[Start Data excerpt]

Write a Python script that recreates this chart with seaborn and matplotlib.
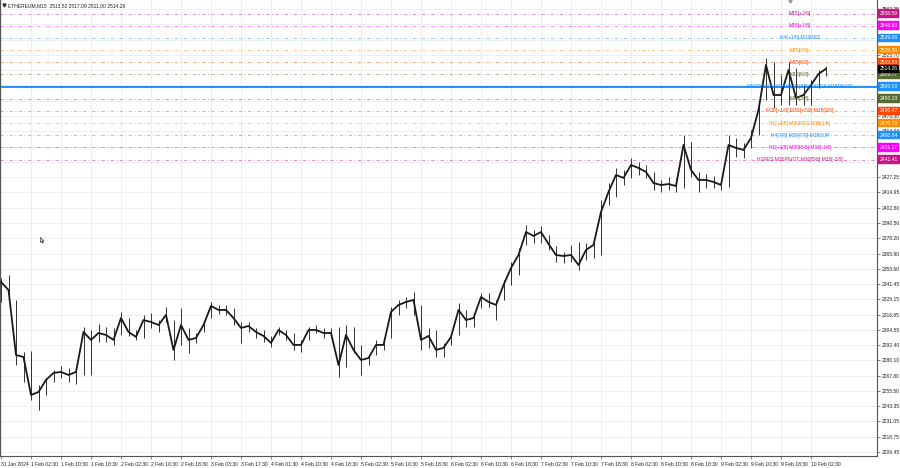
import matplotlib
matplotlib.use("Agg")
import matplotlib.pyplot as plt
import matplotlib.transforms as mtransforms
import pandas as pd
import seaborn as sns

sns.set_theme(style="white")
plt.rcParams['font.family'] = ['Liberation Sans', 'DejaVu Sans']

bar_index = list(range(0, 881, 8))
highs = [2346.3, 2348.7, 2328.6, 2286.8, 2287.7, 2260.3, 2266.0, 2272.4, 2275.6, 2274.0,
         2274.8, 2306.9, 2304.5, 2309.3, 2306.9, 2306.1, 2319.0, 2314.1, 2304.5, 2316.6,
         2318.2, 2312.5, 2323.0, 2312.5, 2322.2, 2306.1, 2302.1, 2310.9, 2327.0, 2324.6,
         2324.6, 2322.2, 2310.9, 2310.9, 2306.1, 2304.5, 2299.7, 2306.9, 2304.5, 2302.1,
         2296.5, 2306.9, 2308.5, 2306.1, 2306.1, 2306.9, 2308.5, 2306.9, 2292.5, 2284.4,
         2296.5, 2298.1, 2323.0, 2328.6, 2331.0, 2335.0, 2324.6, 2306.1, 2304.5, 2294.1,
         2302.1, 2326.2, 2320.6, 2318.2, 2334.2, 2334.2, 2328.6, 2344.7, 2359.1, 2370.4,
         2388.8, 2384.8, 2388.0, 2380.8, 2372.0, 2367.1, 2372.8, 2375.2, 2374.4, 2378.4,
         2408.9, 2422.5, 2434.6, 2433.0, 2442.6, 2439.4, 2437.0, 2431.4, 2425.0, 2427.4,
         2426.6, 2461.1, 2455.5, 2431.4, 2429.8, 2428.2, 2425.0, 2461.1, 2458.7, 2454.7,
         2465.1, 2485.2, 2522.9, 2519.7, 2509.3, 2519.7, 2514.9, 2501.2, 2505.3, 2513.3,
         2516.5]
lows = [2327.0, 2332.6, 2276.4, 2262.8, 2248.3, 2240.3, 2252.3, 2262.8, 2266.0, 2262.8,
        2261.2, 2268.4, 2268.4, 2294.9, 2294.9, 2292.5, 2300.5, 2299.7, 2296.5, 2298.1,
        2306.1, 2302.9, 2310.9, 2280.4, 2292.5, 2286.0, 2294.1, 2302.9, 2314.1, 2317.4,
        2316.6, 2308.5, 2294.1, 2302.9, 2298.1, 2294.9, 2290.9, 2300.5, 2296.5, 2288.5,
        2286.8, 2296.5, 2302.1, 2298.1, 2298.1, 2266.8, 2274.8, 2286.0, 2268.4, 2276.4,
        2284.4, 2288.5, 2298.1, 2316.6, 2322.2, 2316.6, 2288.5, 2290.1, 2282.8, 2282.8,
        2292.5, 2300.5, 2306.9, 2306.9, 2322.2, 2323.0, 2312.5, 2328.6, 2340.6, 2348.7,
        2372.8, 2374.4, 2374.4, 2368.8, 2359.1, 2358.3, 2359.1, 2352.7, 2360.7, 2362.3,
        2364.7, 2404.9, 2411.3, 2420.9, 2426.6, 2429.0, 2426.6, 2416.9, 2415.3, 2416.9,
        2415.3, 2418.5, 2427.4, 2415.3, 2418.5, 2418.5, 2416.9, 2419.3, 2443.4, 2442.6,
        2450.7, 2461.1, 2489.2, 2482.8, 2485.2, 2485.2, 2485.2, 2485.2, 2485.2, 2498.8,
        2508.5]
closes = [2343.1, 2336.6, 2284.4, 2282.8, 2252.3, 2254.7, 2264.4, 2270.0, 2270.8, 2268.4,
          2270.8, 2302.9, 2296.5, 2302.1, 2300.5, 2296.5, 2314.1, 2302.9, 2298.9, 2312.5,
          2310.9, 2308.5, 2316.6, 2288.5, 2308.5, 2296.5, 2298.1, 2308.5, 2323.8, 2320.6,
          2320.6, 2314.1, 2306.1, 2307.7, 2302.9, 2299.7, 2294.1, 2304.5, 2300.5, 2292.5,
          2292.5, 2304.5, 2304.5, 2302.1, 2302.1, 2276.4, 2300.5, 2288.5, 2280.4, 2282.0,
          2292.5, 2292.5, 2319.0, 2324.6, 2327.0, 2328.6, 2296.5, 2299.7, 2288.5, 2290.1,
          2298.9, 2320.6, 2312.5, 2314.1, 2331.0, 2327.0, 2324.6, 2340.6, 2354.3, 2364.7,
          2383.2, 2380.0, 2383.2, 2373.6, 2364.7, 2363.9, 2364.7, 2356.7, 2368.8, 2372.8,
          2399.3, 2415.3, 2429.0, 2426.6, 2437.0, 2434.6, 2431.4, 2422.5, 2420.9, 2421.7,
          2420.1, 2453.1, 2433.0, 2425.0, 2425.0, 2423.4, 2420.9, 2453.1, 2450.7, 2449.1,
          2458.7, 2481.2, 2517.3, 2493.2, 2493.2, 2513.3, 2490.8, 2493.2, 2501.2, 2510.1,
          2514.26]

time_labels = ["31 Jan 2024", "1 Feb 02:30", "1 Feb 10:30", "1 Feb 18:30", "2 Feb 02:30",
               "2 Feb 10:30", "2 Feb 18:30", "3 Feb 03:30", "3 Feb 17:30", "4 Feb 01:30",
               "4 Feb 10:30", "4 Feb 18:30", "5 Feb 02:30", "5 Feb 10:30", "5 Feb 18:30",
               "6 Feb 02:30", "6 Feb 10:30", "6 Feb 18:30", "7 Feb 02:30", "7 Feb 10:30",
               "7 Feb 18:30", "8 Feb 02:30", "8 Feb 10:30", "8 Feb 18:30", "9 Feb 02:30",
               "9 Feb 10:30", "9 Feb 18:30", "10 Feb 02:30"]
time_ticks = list(range(0, 32 * len(time_labels), 32))

# price scale; labels hidden under the level boxes are left blank
price_ticks = [2562.25, 2549.95, 2537.65, 2525.70, 2513.10, 2500.85, 2488.55, 2476.30,
               2464.00, 2451.70, 2439.55, 2427.25, 2414.95, 2402.80, 2390.50, 2378.20,
               2365.90, 2353.60, 2341.45, 2329.15, 2316.85, 2304.55, 2292.40, 2280.10,
               2267.80, 2255.50, 2243.35, 2231.05, 2218.75, 2206.45]
price_tick_labels = ["2562.25", "", "", "2525.70", "", "", "", "2476.30",
                     "2464.00", "", "", "2427.25", "2414.95", "2402.80", "2390.50", "2378.20",
                     "2365.90", "2353.60", "2341.45", "2329.15", "2316.85", "2304.55",
                     "2292.40", "2280.10", "2267.80", "2255.50", "2243.35", "2231.05",
                     "2218.75", "2206.45"]

# Murrey math levels drawn by the indicator
level_prices = [2558.59, 2548.83, 2539.06, 2529.30, 2519.53, 2509.77, 2500.00,
                2490.23, 2480.47, 2470.70, 2460.94, 2451.17, 2441.41]
level_names = ["M15[+2/8]", "M15[+1/8]", "H4[+1/8] M15RES", "M15[7/8]", "M15[6/8]",
               "M15[5/8]", "MN1PIVOT W1[4/8] D1[8/8] H4RES M15PIVOT", "M15[3/8]",
               "M30[+1/8] M30[+2/8] M15[2/8]", "H1[+2/8] M30RES M15[1/8]",
               "H4[7/8] M30[7/8] M15SUP", "H1[+1/8] M30[6/8] M15[-1/8]",
               "H1RES M30PIVOT M30[5/8] M15[-2/8]"]
level_colors = ["#C71585", "#FF00FF", "#1E90FF", "#FF8C00", "#FF4500", "#556B2F",
                "#1E90FF", "#556B2F", "#FF4500", "#FF8C00", "#1E90FF", "#FF00FF", "#C71585"]
last_price = 2514.26

df = pd.DataFrame({"bar": bar_index, "high": highs, "low": lows, "close": closes})

fig = plt.figure(figsize=(9, 4.68), dpi=100)
ax = fig.add_axes([0, 12 / 468, 877 / 900, 456 / 468])
ax.set_xlim(-1.07, 934.4)
ax.set_ylim(2203.3, 2569.5)

# grid
for t in time_ticks:
    ax.axvline(t, color="#ebebeb", lw=0.6, zorder=0)
for p in price_ticks:
    ax.axhline(p, color="#ebebeb", lw=0.6, zorder=0)

# level lines
for p, c in zip(level_prices, level_colors):
    if p == 2500.00:
        ax.axhline(p, color=c, lw=1.4, zorder=1)
    else:
        ax.axhline(p, color=c, lw=0.6, ls=(0, (4, 3, 1, 3)), alpha=0.55, zorder=1)

# price bars
ax.vlines(df["bar"], df["low"], df["high"], color="#303030", lw=0.7, zorder=3)
sns.lineplot(data=df, x="bar", y="close", color="#1a1a1a", lw=1.3, ax=ax, zorder=4)

for p, name, c in zip(level_prices, level_names, level_colors):
    ax.text(852, p, name, color=c, fontsize=3.6, ha="center", va="center", zorder=5)

# axes look
ax.spines["top"].set_visible(False)
for s in ["left", "right", "bottom"]:
    ax.spines[s].set_color("#555555")
    ax.spines[s].set_linewidth(0.8)
ax.set_xlabel("")
ax.set_ylabel("")
ax.set_xticks(time_ticks)
ax.set_xticklabels(time_labels, ha="left")
ax.yaxis.tick_right()
ax.set_yticks(price_ticks)
ax.set_yticklabels(price_tick_labels)
ax.tick_params(axis="both", labelsize=3.6, length=2, width=0.5, colors="#555555",
               labelcolor="#222222")
ax.tick_params(axis="x", bottom=True, pad=2)
ax.tick_params(axis="y", right=True, pad=1.5)

# price boxes on the right scale
trans = mtransforms.blended_transform_factory(ax.transAxes, ax.transData)
for p, c in zip(level_prices + [last_price], level_colors + ["#000000"]):
    ax.text(1.003, p, f"{p:.2f}", transform=trans, fontsize=3.6, color="white",
            ha="left", va="center", zorder=10, clip_on=False,
            bbox=dict(boxstyle="square,pad=0.35", fc=c, ec=c, lw=0.3))

# title, shift marker and mouse pointer
ax.text(0.009, 0.993, "ETHEREUM,M15  2513.52 2517.09 2511.00 2514.26",
        transform=ax.transAxes, fontsize=3.6, color="#222222", ha="left", va="top")
ax.plot([0.004], [0.988], marker="v", ms=2.2, color="#333333",
        transform=ax.transAxes, clip_on=False)
ax.plot([841.6], [2569.0], marker="v", ms=2.5, color="#999999", clip_on=False)
pointer = [(0, 0), (0, -10), (2.4, -7.8), (4.2, -11.6), (5.8, -10.9), (4.0, -7.2),
           (7.2, -7.2), (0, 0)]
ax.plot([41.6], [2379.0], marker=pointer, ms=8, mfc="white", mec="#333333",
        mew=0.5, zorder=6)

fig.savefig("out.png", dpi=100)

[End Data excerpt]

Copy out all lines where the word "seaborn" appears.

Complete output:
Write a Python script that recreates this chart with seaborn and matplotlib.
import seaborn as sns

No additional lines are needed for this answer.